There were criticisms, however. Among them was that while the feds were going after several political-corruption cases in the state, state prosecutors weren’t as successful. McKoy points out that his division prosecuted many corruption cases, but that the state’s resources didn’t lend themselves to the kind of high-profile cases the feds pursued. “We did a great job with what we had,” he says.
When Goldberg died, McKoy was one of two people to eulogize him. He remains close to the Goldberg family and does his best to live up to his mentor’s example of giving back to the community.
“He speaks at different events to young people, often talking about Paterson and where he came from,” says Bishop George C. Searight of the Abundant Life Family Worship Church. The two have been friends since Rutgers, and McKoy led a team that arranged for the church to buy its land in downtown New Brunswick.
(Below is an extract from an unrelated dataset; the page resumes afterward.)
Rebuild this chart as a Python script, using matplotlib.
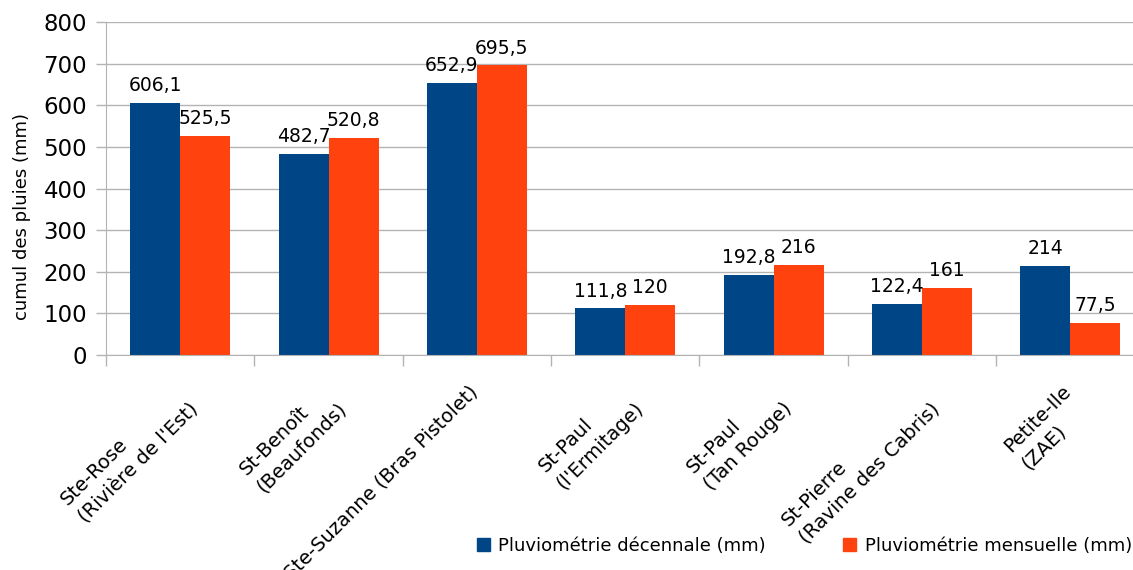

This year, after a new administration was ushered into office in Trenton, McKoy left the division to take a position as associate general counsel to PSEG Services Corporation. It’s an exciting job — but not likely to be his final destination.
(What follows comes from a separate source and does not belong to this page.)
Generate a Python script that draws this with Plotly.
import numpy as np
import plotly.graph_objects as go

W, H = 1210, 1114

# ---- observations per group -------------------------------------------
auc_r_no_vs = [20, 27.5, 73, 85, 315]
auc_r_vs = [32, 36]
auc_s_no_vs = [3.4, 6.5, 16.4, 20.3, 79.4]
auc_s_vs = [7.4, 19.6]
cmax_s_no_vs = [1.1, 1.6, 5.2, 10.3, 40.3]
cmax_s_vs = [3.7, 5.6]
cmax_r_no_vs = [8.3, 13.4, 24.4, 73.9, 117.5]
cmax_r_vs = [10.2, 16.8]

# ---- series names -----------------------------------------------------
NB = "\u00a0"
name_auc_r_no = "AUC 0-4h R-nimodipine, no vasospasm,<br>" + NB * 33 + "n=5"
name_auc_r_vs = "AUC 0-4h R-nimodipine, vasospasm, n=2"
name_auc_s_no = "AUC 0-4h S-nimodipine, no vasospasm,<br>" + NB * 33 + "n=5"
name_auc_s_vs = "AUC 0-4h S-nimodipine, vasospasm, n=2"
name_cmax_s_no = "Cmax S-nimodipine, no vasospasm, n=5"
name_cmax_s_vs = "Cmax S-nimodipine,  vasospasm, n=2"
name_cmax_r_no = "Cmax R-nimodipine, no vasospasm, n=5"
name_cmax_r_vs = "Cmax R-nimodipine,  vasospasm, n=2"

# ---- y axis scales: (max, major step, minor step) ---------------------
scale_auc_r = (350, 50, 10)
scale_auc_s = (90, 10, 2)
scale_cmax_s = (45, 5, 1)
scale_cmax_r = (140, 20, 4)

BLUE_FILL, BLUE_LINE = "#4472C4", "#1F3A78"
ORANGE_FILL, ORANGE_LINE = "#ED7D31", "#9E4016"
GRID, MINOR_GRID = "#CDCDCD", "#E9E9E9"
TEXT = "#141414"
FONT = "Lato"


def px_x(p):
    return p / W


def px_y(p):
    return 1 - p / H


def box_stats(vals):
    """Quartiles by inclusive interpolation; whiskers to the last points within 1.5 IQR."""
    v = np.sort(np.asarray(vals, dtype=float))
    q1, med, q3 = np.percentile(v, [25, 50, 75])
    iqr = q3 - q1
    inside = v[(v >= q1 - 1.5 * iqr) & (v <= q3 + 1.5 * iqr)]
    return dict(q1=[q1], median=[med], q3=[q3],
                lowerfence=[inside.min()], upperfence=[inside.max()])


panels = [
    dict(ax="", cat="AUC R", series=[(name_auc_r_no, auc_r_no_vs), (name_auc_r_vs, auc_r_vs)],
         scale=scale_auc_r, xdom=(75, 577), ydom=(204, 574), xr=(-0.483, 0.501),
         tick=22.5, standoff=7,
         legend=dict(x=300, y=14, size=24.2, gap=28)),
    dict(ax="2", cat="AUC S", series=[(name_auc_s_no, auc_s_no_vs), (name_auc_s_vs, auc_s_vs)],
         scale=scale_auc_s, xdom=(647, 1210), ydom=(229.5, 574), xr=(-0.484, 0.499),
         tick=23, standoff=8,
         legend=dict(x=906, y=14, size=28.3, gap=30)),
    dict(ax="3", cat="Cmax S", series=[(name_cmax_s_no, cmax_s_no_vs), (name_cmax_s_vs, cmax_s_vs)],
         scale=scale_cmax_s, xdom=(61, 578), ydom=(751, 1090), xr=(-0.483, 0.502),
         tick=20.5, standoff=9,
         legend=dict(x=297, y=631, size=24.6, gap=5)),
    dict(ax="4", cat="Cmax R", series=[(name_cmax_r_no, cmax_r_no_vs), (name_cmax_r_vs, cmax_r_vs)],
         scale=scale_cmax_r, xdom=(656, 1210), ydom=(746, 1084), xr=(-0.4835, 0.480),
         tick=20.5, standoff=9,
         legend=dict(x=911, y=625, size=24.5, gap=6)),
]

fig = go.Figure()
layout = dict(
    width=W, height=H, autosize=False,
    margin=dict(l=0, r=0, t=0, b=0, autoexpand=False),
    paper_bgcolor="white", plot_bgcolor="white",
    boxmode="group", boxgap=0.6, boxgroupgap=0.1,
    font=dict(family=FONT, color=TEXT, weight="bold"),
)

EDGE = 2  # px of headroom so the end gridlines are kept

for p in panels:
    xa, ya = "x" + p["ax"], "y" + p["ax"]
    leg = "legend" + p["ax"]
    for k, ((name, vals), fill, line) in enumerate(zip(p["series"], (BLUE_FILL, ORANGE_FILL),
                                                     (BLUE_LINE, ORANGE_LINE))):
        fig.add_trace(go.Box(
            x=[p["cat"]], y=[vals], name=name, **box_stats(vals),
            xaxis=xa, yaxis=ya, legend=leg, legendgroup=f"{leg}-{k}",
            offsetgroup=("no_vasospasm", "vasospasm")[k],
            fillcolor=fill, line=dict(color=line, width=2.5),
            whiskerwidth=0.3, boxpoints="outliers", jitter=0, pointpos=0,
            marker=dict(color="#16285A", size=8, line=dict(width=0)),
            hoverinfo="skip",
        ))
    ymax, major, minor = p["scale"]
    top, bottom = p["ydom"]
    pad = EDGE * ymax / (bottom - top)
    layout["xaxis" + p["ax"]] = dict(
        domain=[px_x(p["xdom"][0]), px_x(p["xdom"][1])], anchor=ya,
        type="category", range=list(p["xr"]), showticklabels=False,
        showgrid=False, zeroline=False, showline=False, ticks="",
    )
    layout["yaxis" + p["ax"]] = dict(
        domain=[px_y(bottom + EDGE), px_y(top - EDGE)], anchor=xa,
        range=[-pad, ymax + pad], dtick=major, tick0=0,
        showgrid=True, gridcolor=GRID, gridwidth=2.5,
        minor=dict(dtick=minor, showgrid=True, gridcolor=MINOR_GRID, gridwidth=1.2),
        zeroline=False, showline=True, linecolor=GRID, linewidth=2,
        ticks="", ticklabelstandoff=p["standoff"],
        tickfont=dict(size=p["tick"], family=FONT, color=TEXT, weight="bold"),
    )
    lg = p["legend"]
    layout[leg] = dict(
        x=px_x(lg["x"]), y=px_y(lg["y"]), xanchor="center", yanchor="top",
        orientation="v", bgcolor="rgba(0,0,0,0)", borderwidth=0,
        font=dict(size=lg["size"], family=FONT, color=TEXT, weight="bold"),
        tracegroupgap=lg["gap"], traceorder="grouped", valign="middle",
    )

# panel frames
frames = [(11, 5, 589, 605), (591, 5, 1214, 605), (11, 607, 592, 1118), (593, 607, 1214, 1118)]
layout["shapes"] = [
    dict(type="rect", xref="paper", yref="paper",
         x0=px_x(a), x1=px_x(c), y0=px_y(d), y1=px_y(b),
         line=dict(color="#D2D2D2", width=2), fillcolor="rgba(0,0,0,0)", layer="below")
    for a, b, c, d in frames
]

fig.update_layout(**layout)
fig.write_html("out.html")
“I would like to be a CEO or general counsel for a Fortune 500 company,” he says. He realizes that the higher he ascends in the business world, the more opportunities he will be able to give to those who need a break. It’s what Goldberg would expect from him.
“I once asked Arthur why he was doing all this for me,” McKoy says. “He told me, ‘Because somewhere down the line, you’re going to do this for someone else. That’s what real leadership is.’ I always remember that.”